* [Given problem]
Find the string "matplotlib" in the entries and copy each line that has it.

[Dataset rows]
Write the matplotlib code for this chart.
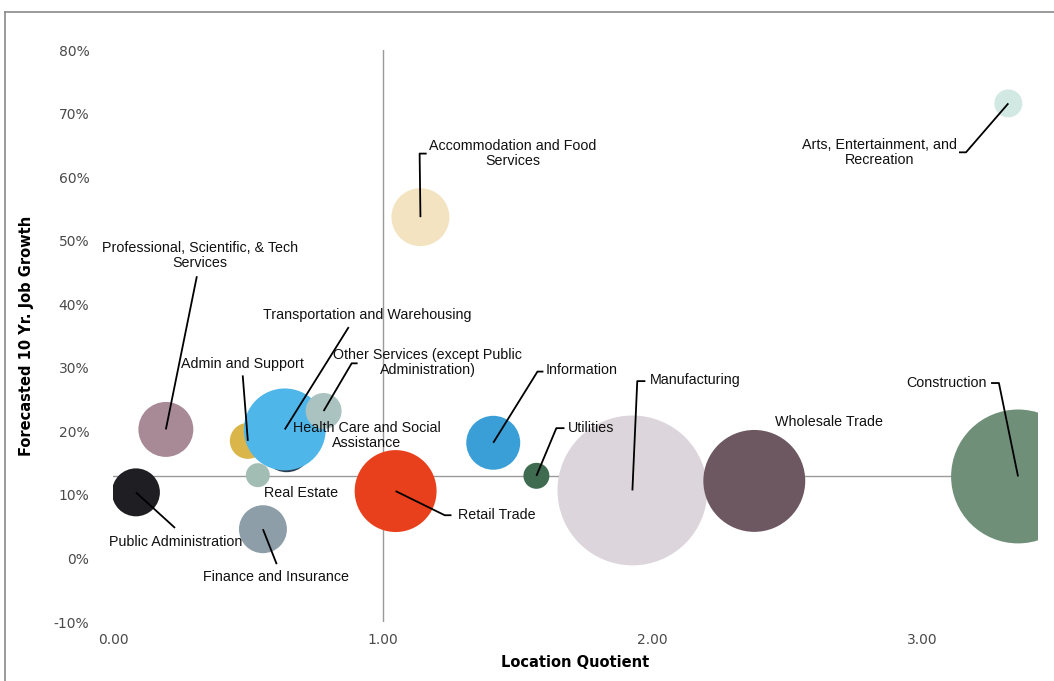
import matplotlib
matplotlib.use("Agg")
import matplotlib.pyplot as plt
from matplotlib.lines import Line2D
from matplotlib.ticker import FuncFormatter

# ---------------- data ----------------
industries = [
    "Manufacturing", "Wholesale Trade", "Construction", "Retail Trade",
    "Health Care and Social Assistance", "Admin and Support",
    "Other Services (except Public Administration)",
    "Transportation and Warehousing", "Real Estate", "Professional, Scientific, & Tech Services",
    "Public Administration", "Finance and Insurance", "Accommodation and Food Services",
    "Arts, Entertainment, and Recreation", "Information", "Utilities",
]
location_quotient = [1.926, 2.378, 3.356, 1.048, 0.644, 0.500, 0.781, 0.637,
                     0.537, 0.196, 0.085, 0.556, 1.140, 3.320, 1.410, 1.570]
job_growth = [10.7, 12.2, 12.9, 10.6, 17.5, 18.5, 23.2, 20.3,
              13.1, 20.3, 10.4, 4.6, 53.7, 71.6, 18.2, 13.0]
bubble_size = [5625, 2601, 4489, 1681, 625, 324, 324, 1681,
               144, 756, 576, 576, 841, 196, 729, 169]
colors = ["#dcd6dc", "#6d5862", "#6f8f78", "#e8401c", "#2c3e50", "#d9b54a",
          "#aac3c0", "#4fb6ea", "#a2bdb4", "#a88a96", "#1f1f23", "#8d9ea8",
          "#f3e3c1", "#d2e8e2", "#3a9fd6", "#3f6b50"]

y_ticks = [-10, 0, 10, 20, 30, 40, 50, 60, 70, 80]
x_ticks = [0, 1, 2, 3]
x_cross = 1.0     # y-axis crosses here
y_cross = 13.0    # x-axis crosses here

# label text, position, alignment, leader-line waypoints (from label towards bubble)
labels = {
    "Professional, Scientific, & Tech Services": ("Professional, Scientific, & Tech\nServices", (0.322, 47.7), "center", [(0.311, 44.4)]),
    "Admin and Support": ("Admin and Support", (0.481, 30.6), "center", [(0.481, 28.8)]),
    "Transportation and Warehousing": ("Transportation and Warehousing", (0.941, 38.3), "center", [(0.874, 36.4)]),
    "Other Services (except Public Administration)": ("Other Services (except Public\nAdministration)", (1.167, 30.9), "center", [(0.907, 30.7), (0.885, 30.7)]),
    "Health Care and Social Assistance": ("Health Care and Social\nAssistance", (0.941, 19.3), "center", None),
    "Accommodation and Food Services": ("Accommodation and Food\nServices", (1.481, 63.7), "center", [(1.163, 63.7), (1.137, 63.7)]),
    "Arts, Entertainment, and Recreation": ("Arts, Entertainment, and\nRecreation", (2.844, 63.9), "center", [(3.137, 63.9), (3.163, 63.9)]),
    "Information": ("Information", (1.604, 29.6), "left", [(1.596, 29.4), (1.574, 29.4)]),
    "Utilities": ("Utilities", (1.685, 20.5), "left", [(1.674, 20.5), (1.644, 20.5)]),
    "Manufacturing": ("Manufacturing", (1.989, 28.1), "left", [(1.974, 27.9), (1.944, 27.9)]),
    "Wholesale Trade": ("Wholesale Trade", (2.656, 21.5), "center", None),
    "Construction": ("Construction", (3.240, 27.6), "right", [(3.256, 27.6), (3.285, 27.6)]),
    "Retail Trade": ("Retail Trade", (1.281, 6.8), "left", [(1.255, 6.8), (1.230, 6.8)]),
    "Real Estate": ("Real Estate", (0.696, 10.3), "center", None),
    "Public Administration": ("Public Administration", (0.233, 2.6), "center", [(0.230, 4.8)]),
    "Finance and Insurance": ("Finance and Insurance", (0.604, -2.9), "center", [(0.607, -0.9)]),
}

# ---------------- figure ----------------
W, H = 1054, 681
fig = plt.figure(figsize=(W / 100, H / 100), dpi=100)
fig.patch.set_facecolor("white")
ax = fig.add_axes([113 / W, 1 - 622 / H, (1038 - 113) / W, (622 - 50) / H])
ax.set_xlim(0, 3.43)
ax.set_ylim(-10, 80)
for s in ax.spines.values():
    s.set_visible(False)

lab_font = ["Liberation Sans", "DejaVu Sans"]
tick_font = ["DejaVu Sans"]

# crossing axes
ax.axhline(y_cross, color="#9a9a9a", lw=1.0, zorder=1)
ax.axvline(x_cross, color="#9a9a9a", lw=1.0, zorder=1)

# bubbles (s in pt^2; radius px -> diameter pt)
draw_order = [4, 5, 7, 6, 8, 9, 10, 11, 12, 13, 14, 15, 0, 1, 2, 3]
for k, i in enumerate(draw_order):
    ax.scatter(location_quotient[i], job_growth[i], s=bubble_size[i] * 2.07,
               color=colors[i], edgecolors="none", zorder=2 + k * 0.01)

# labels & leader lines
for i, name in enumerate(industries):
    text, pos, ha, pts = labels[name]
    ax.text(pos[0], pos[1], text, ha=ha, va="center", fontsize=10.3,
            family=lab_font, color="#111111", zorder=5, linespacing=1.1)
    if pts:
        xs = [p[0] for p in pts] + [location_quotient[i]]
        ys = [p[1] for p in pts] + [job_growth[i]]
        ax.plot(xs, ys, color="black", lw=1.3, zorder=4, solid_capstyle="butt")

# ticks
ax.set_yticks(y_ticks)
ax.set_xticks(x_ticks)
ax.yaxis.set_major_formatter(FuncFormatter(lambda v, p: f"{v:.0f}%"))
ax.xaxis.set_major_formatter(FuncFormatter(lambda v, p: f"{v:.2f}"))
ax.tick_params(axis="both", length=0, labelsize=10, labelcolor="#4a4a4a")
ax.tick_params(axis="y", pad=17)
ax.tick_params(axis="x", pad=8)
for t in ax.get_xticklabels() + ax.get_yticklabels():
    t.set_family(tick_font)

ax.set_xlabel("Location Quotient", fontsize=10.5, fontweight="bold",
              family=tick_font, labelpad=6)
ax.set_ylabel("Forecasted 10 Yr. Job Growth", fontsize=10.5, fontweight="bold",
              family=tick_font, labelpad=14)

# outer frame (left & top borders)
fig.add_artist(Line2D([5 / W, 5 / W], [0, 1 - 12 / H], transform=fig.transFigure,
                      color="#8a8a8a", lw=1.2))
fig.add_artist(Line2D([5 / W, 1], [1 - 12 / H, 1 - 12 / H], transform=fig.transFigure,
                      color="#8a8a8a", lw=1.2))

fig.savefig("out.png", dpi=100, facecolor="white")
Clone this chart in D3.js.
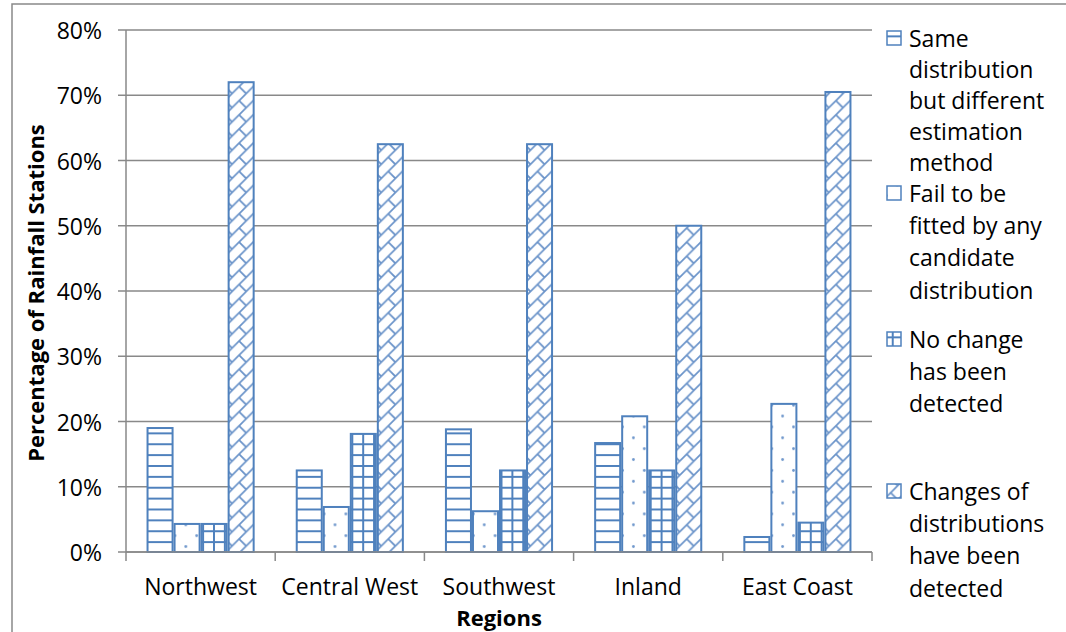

* [Solution for this exercise]
Write the matplotlib code for this chart.
import matplotlib
matplotlib.use("Agg")
import matplotlib.pyplot as plt
from matplotlib.lines import Line2D
from matplotlib.ticker import FuncFormatter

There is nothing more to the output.